To get started with Ember.js, there are a few core concepts you should understand.
Templates
Templates, written in the Handlebars language, describe the user interface of
your application. In addition to plain HTML, templates can contain expressions,
like {{title}}
or {{author}}
, which take information from a component or
controller and put it into HTML. They can also contain helpers, such as
{{#if isAdmin}}30 people have viewed your blog today.{{/if}}.
Finally, they
can contain components such as a template listing blog posts rendering a
component for each post.
Components
Components are the primary way user interfaces are organized in Ember. They
consist of two parts: a template, and a source file written in JavaScript that
defines the component's behavior. For example, a blog application might have a
component for displaying a list of blog posts called all-posts
, and another
component for displaying an individual post called view-post
. If users can
upvote a post, the view-post
component might define a behavior like when the
user clicks the upvote button, increase the vote
property's value by 1.
Controllers
Controllers are very much like components, so much so that in future versions of Ember, controllers will be replaced entirely with components.

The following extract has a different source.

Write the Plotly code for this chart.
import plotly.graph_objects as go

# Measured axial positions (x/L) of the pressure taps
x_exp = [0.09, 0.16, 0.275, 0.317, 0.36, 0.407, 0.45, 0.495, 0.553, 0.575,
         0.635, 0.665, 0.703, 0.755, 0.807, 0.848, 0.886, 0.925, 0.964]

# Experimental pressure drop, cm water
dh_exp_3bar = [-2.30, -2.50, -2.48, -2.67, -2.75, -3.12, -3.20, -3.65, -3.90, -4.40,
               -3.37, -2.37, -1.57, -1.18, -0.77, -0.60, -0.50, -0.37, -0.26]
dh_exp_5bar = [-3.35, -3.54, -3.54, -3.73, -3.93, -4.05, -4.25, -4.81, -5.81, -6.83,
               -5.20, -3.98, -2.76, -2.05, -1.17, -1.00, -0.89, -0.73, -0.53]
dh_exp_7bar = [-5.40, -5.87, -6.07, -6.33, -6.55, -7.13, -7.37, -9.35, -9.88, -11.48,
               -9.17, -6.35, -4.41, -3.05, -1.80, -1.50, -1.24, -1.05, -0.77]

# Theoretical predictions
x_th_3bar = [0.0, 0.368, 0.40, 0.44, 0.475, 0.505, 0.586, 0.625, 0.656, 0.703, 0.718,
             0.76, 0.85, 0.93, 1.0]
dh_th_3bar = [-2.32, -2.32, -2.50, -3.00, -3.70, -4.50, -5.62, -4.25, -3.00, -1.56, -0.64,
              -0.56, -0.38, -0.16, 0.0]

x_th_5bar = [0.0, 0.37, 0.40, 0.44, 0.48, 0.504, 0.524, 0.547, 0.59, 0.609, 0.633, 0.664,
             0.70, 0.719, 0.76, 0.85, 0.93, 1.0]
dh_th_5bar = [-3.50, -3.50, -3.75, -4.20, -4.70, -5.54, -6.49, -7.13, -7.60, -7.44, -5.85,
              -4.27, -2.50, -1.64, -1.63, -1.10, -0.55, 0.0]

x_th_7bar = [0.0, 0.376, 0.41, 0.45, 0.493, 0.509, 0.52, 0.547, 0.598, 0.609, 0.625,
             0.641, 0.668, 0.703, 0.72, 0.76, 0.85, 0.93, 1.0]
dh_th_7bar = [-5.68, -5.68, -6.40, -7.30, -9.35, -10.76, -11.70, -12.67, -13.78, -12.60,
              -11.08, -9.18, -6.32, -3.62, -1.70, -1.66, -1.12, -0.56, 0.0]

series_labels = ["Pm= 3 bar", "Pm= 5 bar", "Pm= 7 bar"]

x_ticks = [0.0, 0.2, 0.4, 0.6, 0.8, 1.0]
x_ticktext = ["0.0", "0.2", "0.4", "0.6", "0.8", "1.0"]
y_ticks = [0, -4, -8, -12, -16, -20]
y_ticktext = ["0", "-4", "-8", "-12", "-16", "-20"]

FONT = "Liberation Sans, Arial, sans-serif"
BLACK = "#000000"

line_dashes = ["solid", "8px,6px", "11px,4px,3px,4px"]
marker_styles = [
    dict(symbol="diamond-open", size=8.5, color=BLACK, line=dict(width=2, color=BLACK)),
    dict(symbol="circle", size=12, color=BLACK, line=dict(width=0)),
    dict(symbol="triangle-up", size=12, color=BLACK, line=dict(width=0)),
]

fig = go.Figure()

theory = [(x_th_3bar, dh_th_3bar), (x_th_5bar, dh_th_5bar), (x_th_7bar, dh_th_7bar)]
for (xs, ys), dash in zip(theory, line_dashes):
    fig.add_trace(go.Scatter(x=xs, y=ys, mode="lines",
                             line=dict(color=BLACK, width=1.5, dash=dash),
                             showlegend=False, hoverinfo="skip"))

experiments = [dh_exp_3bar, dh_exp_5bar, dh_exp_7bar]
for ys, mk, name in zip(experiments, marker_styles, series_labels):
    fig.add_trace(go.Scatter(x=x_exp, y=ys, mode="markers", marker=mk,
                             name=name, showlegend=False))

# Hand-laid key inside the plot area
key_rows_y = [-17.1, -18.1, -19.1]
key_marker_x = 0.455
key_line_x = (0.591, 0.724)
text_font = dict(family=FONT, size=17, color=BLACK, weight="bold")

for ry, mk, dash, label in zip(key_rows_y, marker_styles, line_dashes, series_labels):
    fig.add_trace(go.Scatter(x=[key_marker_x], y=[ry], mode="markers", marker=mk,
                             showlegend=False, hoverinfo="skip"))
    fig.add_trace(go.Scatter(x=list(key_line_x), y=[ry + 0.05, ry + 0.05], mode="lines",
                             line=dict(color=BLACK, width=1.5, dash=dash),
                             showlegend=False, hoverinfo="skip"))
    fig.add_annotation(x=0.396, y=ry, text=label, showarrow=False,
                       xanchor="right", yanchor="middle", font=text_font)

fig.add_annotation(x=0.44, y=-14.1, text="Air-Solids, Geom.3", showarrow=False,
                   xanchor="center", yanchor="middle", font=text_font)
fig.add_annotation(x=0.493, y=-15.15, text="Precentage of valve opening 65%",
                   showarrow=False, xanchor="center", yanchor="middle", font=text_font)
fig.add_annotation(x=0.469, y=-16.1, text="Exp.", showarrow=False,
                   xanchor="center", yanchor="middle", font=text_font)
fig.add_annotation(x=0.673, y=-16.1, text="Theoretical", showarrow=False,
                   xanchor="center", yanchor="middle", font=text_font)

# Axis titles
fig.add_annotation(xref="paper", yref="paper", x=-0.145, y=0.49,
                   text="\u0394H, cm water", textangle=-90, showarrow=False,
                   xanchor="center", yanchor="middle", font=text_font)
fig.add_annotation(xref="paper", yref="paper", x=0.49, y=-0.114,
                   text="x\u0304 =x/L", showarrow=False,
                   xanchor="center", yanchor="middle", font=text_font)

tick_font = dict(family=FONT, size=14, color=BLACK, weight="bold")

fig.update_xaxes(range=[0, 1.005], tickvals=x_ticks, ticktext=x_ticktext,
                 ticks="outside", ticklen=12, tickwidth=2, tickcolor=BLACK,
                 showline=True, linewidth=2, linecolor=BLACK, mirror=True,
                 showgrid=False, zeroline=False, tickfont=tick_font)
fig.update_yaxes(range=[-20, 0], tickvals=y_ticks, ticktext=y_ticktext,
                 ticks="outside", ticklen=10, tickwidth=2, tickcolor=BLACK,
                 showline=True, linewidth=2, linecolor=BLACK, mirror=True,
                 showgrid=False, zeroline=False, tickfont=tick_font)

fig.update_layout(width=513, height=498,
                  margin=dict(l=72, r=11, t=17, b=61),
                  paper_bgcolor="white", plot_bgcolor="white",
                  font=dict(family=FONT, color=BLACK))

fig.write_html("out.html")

At the moment, components cannot be routed to (see below), but when this changes, it will be recommended to replace all controllers with components.
Models
Models represent persistent state. For example, a blog application would want
to save the content of a blog post when a user publishes it, and so the blog
post would have a model defining it, perhaps called the Post
model. A model
typically persists information to a server, although models can be configured to
save to anywhere else, such as the browser's Local Storage.
Routes
Routes load a controller and a template. They can also load one or more models
to provide data to the controller that can then be displayed by the template.
For example, an all-posts
route might load all the blog posts from the Post
model, load the all-posts
controller, and render the all-posts
template.
Similarly, a view-post
route might load the model for the blog post to be
shown, load the view-post
controller, and render the view-post
template.
The Router
The router maps a URL to a route. For example, when a user visits the /posts
URL, the router might load the all-posts
route. The router can also load
nested routes. For example, if our blogging app had a list of blog posts on the
left of the screen and then showed the current blog post on the right, we'd say
that the view-post
route was nested inside the all-posts
route.
Perhaps the most important thing to remember about Ember is that the URL drives the state of the application. The URL determines what route to load, which in turn determines what model, controller, and template to load.